Friday, August 12, 2011

Reality Doesn't Slow Down for Anyone

Dear Mom,

My first week back to school and I'm doing pretty well, albeit tired. You'd be glad to know that I only have 17 kids. Almost double the number of boys than girls; just like last year. When I'm at work, Adam watches Logan in the morning and then takes him to day care at one p.m. I pick him up after work. It's the church right around the corner and we really like it there. Yesterday Adam had a training all day, so Aunt Debbie offered to watch Logan in the morning and then dropped him off at day care for us. She said that Aiden and Andrew were calling Logan "cuz," which is just adorable. Did you know they'll all go to the same elementary?

I can't believe how much Logan's changed in just a few short months. He's so much taller now and so skinny - no baby fat or rolls at all. He's got lots of teeth and can crawl in a circle and scoot backwards.

Yesterday we took Logan and the dogs for a walk. We bought the pups a double leash, so it's much easier to walk with them. Do you remember when we walked all the way to Subway last year with them? I wonder, sometimes, if they miss you too.

Your co-worker Lorie helped me out by buying my students some school supplies. It was really sweet of her. I remember when we all went to Sahm's Bar and Grill. Lorie and I were joking about you having to move your office into the file room. It reminded me of Milton Wadams from Office Space.

Some days I still can't believe that all this has happened. It's like I still think I might wake up from this horrible dream. But then I remember that it's not a dream and that I've lost my mom, my very first best friend. It's still so hard and I wonder if it will ever get easier. I really don't know how anyone survives a loss like this. It's been almost two months and I am still in such pain that it just seems never-ending. Deep down I'm just so unhappy. I'm miserable. I really think the only thing that keeps me going is Logan. If it wasn't for him I don't think I'd get out of bed anymore. I think the pain would engulf me and stop me from living. Even now it's so easy to feel like I'm on the edge of complete depression. I feel like I'm teetering, and every day it's so easy to feed those negative feelings. By the end of the day I'm so mentally exhausted that I can't even function. My attitude, even during the day, is horrible. I find myself not caring about anything. I act like I do, but I don't. I don't care about my students. I have no connection to them this year, whereas last year I adored my class. I don't care to make friends with most of the new staff, whereas last year I was pretty social. I'm just going through the motions and trying not to get fired (honestly), but even that wouldn't really bother me. I really just don't care. The only reason I'm even still working is because I need something to take the focus off of my situation. I know I can't just sit around the house, but I can just go through the motions without any real feeling.

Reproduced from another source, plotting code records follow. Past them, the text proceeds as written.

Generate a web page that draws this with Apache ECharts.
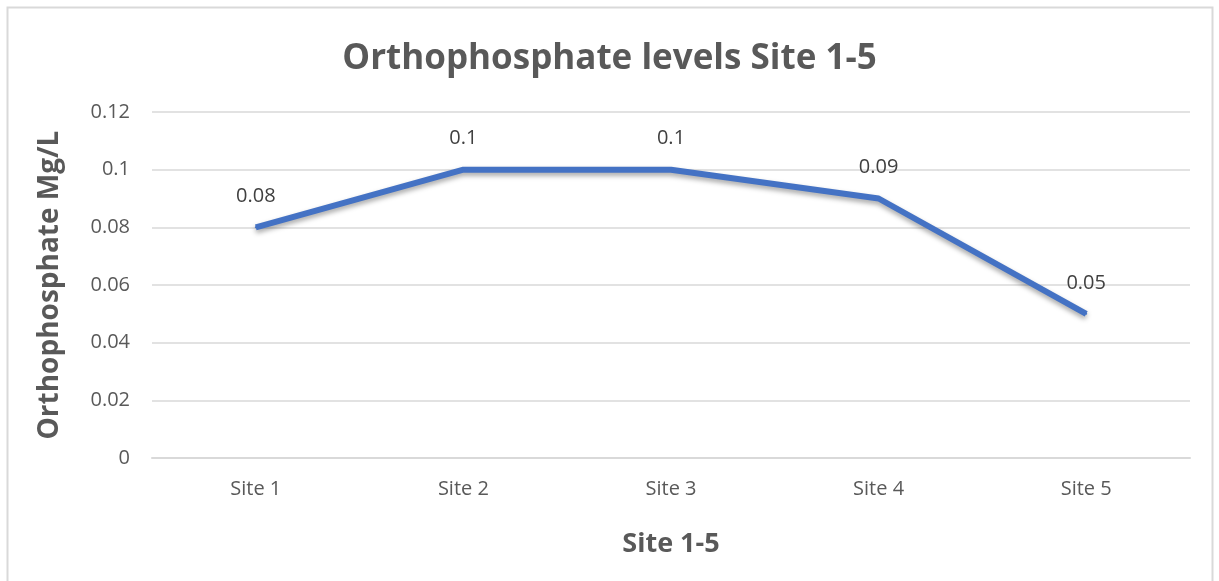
<!DOCTYPE html>
<html>
<head>
<meta charset="utf-8">
<script src="https://cdn.jsdelivr.net/npm/echarts@6/dist/echarts.min.js"></script>
<style>
  html, body { margin: 0; padding: 0; background: #fff; }
  #chart { width: 1219px; height: 581px; }
</style>
</head>
<body>
<div id="chart"></div>
<script>
const sites = ['Site 1', 'Site 2', 'Site 3', 'Site 4', 'Site 5']
const orthophosphate = [0.08, 0.1, 0.1, 0.09, 0.05]

const textColor = '#595959'
const font = '"Open Sans", sans-serif'

const chart = echarts.init(document.getElementById('chart'))

chart.setOption({
  animation: false,
  backgroundColor: '#fff',
  graphic: [{
    type: 'rect',
    shape: { x: 7.5, y: 7.5, width: 1205, height: 590 },
    style: { fill: 'none', stroke: '#d9d9d9', lineWidth: 2 },
    silent: true
  }],
  title: {
    text: 'Orthophosphate levels Site 1-5',
    left: 'center',
    top: 37,
    textStyle: { fontFamily: font, fontSize: 35, fontWeight: 'bold', color: textColor }
  },
  grid: { left: 152, right: 29, top: 112, bottom: 123 },
  xAxis: {
    type: 'category',
    data: sites,
    boundaryGap: true,
    name: 'Site 1-5',
    nameLocation: 'middle',
    nameGap: 73,
    nameTextStyle: { fontFamily: font, fontSize: 27, fontWeight: 'bold', color: textColor },
    axisLine: { lineStyle: { color: '#d9d9d9', width: 2 } },
    axisTick: { show: false },
    axisLabel: { fontFamily: font, fontSize: 20, color: textColor, margin: 21 }
  },
  yAxis: {
    type: 'value',
    min: 0,
    max: 0.12,
    interval: 0.02,
    name: 'Orthophosphate Mg/L',
    nameLocation: 'middle',
    nameGap: 88,
    nameTextStyle: { fontFamily: font, fontSize: 28, fontWeight: 'bold', color: textColor },
    axisLine: { show: false },
    axisTick: { show: false },
    axisLabel: { fontFamily: font, fontSize: 20, color: textColor, margin: 22 },
    splitLine: { lineStyle: { color: '#d9d9d9', width: 1.5 } }
  },
  series: [{
    type: 'line',
    data: orthophosphate,
    symbol: 'circle',
    symbolSize: 2,
    showSymbol: true,
    itemStyle: { color: '#4472c4' },
    lineStyle: {
      color: '#4472c4',
      width: 6,
      shadowColor: 'rgba(0,0,0,0.35)',
      shadowBlur: 5,
      shadowOffsetY: 3
    },
    label: {
      show: true,
      position: 'top',
      distance: 20,
      fontFamily: font,
      fontSize: 20,
      color: '#404040'
    }
  }]
})
</script>
</body>
</html>
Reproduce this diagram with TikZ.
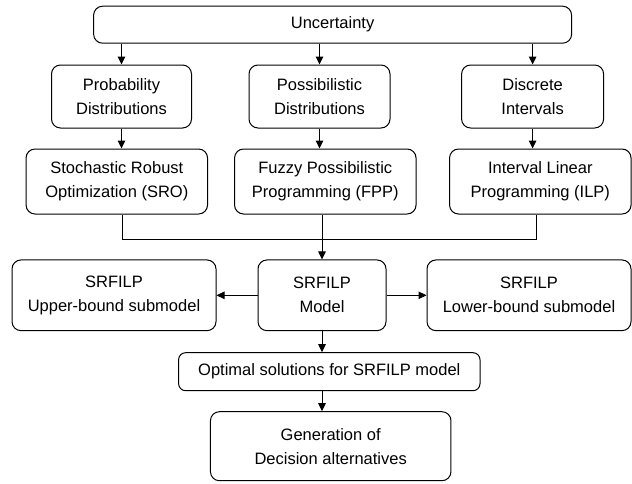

I think when you left us you took a piece of me with you. Without that piece I'll never be whole again. I'll never be the person I was... I miss that person. I didn't have to worry about all this estate and attorney stuff. I didn't have to go through the day being reminded that I no longer have my mom in my life. I had someone to talk to and call, someone to understand me and comfort me day or night. Now that you've taken that piece, I am only here. I'm not truly present in the moment. It's like when crabs and other sea creatures move from shell to shell as they grow larger. I'm an empty shell that's been left behind because a part of me has gone. Sometimes those shells will be filled anew, but more than likely they wash up on the shore, discarded and broken. Oh, how I wish you didn't leave me...

1 comment:

  1. You are such a strong person and a beautiful mother to your son.